§ Brief
Skip every image and restate the data word for word.

§ Available data

******

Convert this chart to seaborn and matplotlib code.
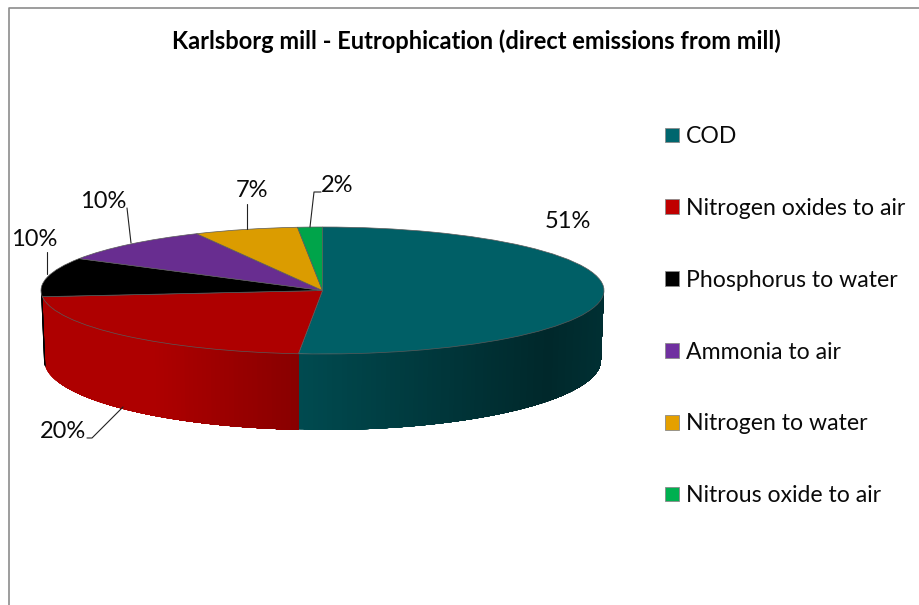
import numpy as np
import matplotlib
matplotlib.use("Agg")
import matplotlib.pyplot as plt
from matplotlib.colors import to_rgb
from matplotlib.patches import Patch
from matplotlib.lines import Line2D
import seaborn as sns

categories = ["COD", "Nitrogen oxides to air", "Phosphorus to water",
              "Ammonia to air", "Nitrogen to water", "Nitrous oxide to air"]
shares = [51, 20, 10, 10, 7, 2]
pct_labels = ["51%", "20%", "10%", "10%", "7%", "2%"]
title = "Karlsborg mill - Eutrophication (direct emissions from mill)"
top_colors = ["#005F66", "#AE0000", "#000000", "#682D90", "#DB9C00", "#00A44A"]
legend_colors = ["#00666E", "#C00000", "#000000", "#7030A0", "#E5A000", "#00B050"]

W, H = 920, 605
sns.set_theme(style="white")
plt.rcParams["font.family"] = ["Lato", "DejaVu Sans"]
palette = sns.color_palette(top_colors)

fig = plt.figure(figsize=(W / 100, H / 100), dpi=100, facecolor="white")
cx, cy, rx, ry = 322.5, 290.5, 281.5, 63.5
ax = fig.add_axes([0, 0, 1, 1])


def px(x, y):
    """pixel position in the reference -> figure fraction"""
    return x / W, 1 - y / H


# the tilted view stretches the far-left part of the pie
cum = np.concatenate([[0], np.cumsum(shares)]) / np.sum(shares) * 360
warped = cum + 9 * np.clip(-np.sin(np.radians(cum)), 0, None) ** 0.7
drawn = np.diff(warped)

# side wall between the top rim and a bottom ellipse, shaded along x
b_rx, b_cy, b_ry = 278.5 / rx, -(360 - cy) / ry, 70 / ry
sx = [-1, -0.6, -0.08, 0.8, 1]
sv = [1, 1, 0.78, 0.42, 0.5]
order = 1
for i, col in enumerate(palette):
    # math angles of the wedge, limited to the front range -180..0
    lo = max(90 - warped[i + 1], -180)
    hi = min(90 - warped[i], 0)
    if hi <= lo:
        continue
    # painter's order: each strip runs on to the wedge end, so no seams
    for st in np.arange(lo, hi, 1.0):
        tt = np.radians(np.linspace(st, hi, max(3, int(hi - st) * 2 + 1)))
        xs = np.concatenate([np.cos(tt), b_rx * np.cos(tt[::-1])])
        ys = np.concatenate([np.sin(tt), b_cy + b_ry * np.sin(tt[::-1])])
        f = np.interp(np.cos(np.radians(st + 0.5)), sx, sv)
        c = tuple(np.array(to_rgb(col)) * f)
        ax.fill(xs, ys, facecolor=c, edgecolor="none", zorder=order)
        order += 0.001

wedges, _ = ax.pie(drawn, colors=palette, startangle=90, counterclock=False,
                   wedgeprops=dict(edgecolor="#5a5a5a", linewidth=0.5))
ax.set_aspect("auto")
ax.set_xlim((0 - cx) / rx, (W - cx) / rx)
ax.set_ylim((cy - H) / ry, cy / ry)
ax.axis("off")

for w in wedges:
    w.set_zorder(5)

# frame of the chart area
fig.add_artist(Line2D(*zip(px(8.5, H), px(8.5, 7.5), px(W, 7.5)), color="#8c8c8c", lw=1.2))

# title
tx, ty = px(476, 41.5)
fig.text(tx, ty, title, ha="center", va="center", fontsize=17, fontweight="bold", color="black")

# data labels
label_pos = [(568, 222), (63, 432), (34, 239), (103, 201), (252, 190), (337, 186)]
for s, (x, y) in zip(pct_labels, label_pos):
    fx, fy = px(x, y)
    fig.text(fx, fy, s, ha="center", va="center", fontsize=17, color="#0a0a0a")

# leader lines
leaders = [
    [(123, 407), (92, 438), (87, 438)],
    [(47, 274), (47, 252)],
    [(131, 243), (127, 208)],
    [(247, 229), (247, 204)],
    [(310, 227), (314, 192), (321, 192)],
]
for path in leaders:
    fig.add_artist(Line2D(*zip(*[px(*p) for p in path]), color="#222222", lw=0.8))

# legend
handles = [Patch(facecolor=c, edgecolor="#8a8a8a", linewidth=0.6) for c in legend_colors]
lx, ly = px(665, 126)
fig.legend(handles, categories, loc="upper left", bbox_to_anchor=(lx, ly), frameon=False,
           fontsize=16.6, handlelength=0.6, handleheight=0.6, handletextpad=0.32,
           labelspacing=2.205, borderpad=0, borderaxespad=0, labelcolor="#0a0a0a")

fig.savefig("out.png", dpi=100, facecolor="white")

******

§ Response for this exercise
Convert this chart to seaborn and matplotlib code.
import numpy as np
import matplotlib
matplotlib.use("Agg")
import matplotlib.pyplot as plt
from matplotlib.colors import to_rgb
from matplotlib.patches import Patch
from matplotlib.lines import Line2D
import seaborn as sns

categories = ["COD", "Nitrogen oxides to air", "Phosphorus to water",
              "Ammonia to air", "Nitrogen to water", "Nitrous oxide to air"]
shares = [51, 20, 10, 10, 7, 2]
pct_labels = ["51%", "20%", "10%", "10%", "7%", "2%"]
title = "Karlsborg mill - Eutrophication (direct emissions from mill)"
top_colors = ["#005F66", "#AE0000", "#000000", "#682D90", "#DB9C00", "#00A44A"]
legend_colors = ["#00666E", "#C00000", "#000000", "#7030A0", "#E5A000", "#00B050"]

W, H = 920, 605
sns.set_theme(style="white")
plt.rcParams["font.family"] = ["Lato", "DejaVu Sans"]
palette = sns.color_palette(top_colors)

fig = plt.figure(figsize=(W / 100, H / 100), dpi=100, facecolor="white")
cx, cy, rx, ry = 322.5, 290.5, 281.5, 63.5
ax = fig.add_axes([0, 0, 1, 1])


def px(x, y):
    """pixel position in the reference -> figure fraction"""
    return x / W, 1 - y / H


# the tilted view stretches the far-left part of the pie
cum = np.concatenate([[0], np.cumsum(shares)]) / np.sum(shares) * 360
warped = cum + 9 * np.clip(-np.sin(np.radians(cum)), 0, None) ** 0.7
drawn = np.diff(warped)

# side wall between the top rim and a bottom ellipse, shaded along x
b_rx, b_cy, b_ry = 278.5 / rx, -(360 - cy) / ry, 70 / ry
sx = [-1, -0.6, -0.08, 0.8, 1]
sv = [1, 1, 0.78, 0.42, 0.5]
order = 1
for i, col in enumerate(palette):
    # math angles of the wedge, limited to the front range -180..0
    lo = max(90 - warped[i + 1], -180)
    hi = min(90 - warped[i], 0)
    if hi <= lo:
        continue
    # painter's order: each strip runs on to the wedge end, so no seams
    for st in np.arange(lo, hi, 1.0):
        tt = np.radians(np.linspace(st, hi, max(3, int(hi - st) * 2 + 1)))
        xs = np.concatenate([np.cos(tt), b_rx * np.cos(tt[::-1])])
        ys = np.concatenate([np.sin(tt), b_cy + b_ry * np.sin(tt[::-1])])
        f = np.interp(np.cos(np.radians(st + 0.5)), sx, sv)
        c = tuple(np.array(to_rgb(col)) * f)
        ax.fill(xs, ys, facecolor=c, edgecolor="none", zorder=order)
        order += 0.001

wedges, _ = ax.pie(drawn, colors=palette, startangle=90, counterclock=False,
                   wedgeprops=dict(edgecolor="#5a5a5a", linewidth=0.5))
ax.set_aspect("auto")
ax.set_xlim((0 - cx) / rx, (W - cx) / rx)
ax.set_ylim((cy - H) / ry, cy / ry)
ax.axis("off")

for w in wedges:
    w.set_zorder(5)

# frame of the chart area
fig.add_artist(Line2D(*zip(px(8.5, H), px(8.5, 7.5), px(W, 7.5)), color="#8c8c8c", lw=1.2))

# title
tx, ty = px(476, 41.5)
fig.text(tx, ty, title, ha="center", va="center", fontsize=17, fontweight="bold", color="black")

# data labels
label_pos = [(568, 222), (63, 432), (34, 239), (103, 201), (252, 190), (337, 186)]
for s, (x, y) in zip(pct_labels, label_pos):
    fx, fy = px(x, y)
    fig.text(fx, fy, s, ha="center", va="center", fontsize=17, color="#0a0a0a")

# leader lines
leaders = [
    [(123, 407), (92, 438), (87, 438)],
    [(47, 274), (47, 252)],
    [(131, 243), (127, 208)],
    [(247, 229), (247, 204)],
    [(310, 227), (314, 192), (321, 192)],
]
for path in leaders:
    fig.add_artist(Line2D(*zip(*[px(*p) for p in path]), color="#222222", lw=0.8))

# legend
handles = [Patch(facecolor=c, edgecolor="#8a8a8a", linewidth=0.6) for c in legend_colors]
lx, ly = px(665, 126)
fig.legend(handles, categories, loc="upper left", bbox_to_anchor=(lx, ly), frameon=False,
           fontsize=16.6, handlelength=0.6, handleheight=0.6, handletextpad=0.32,
           labelspacing=2.205, borderpad=0, borderaxespad=0, labelcolor="#0a0a0a")

fig.savefig("out.png", dpi=100, facecolor="white")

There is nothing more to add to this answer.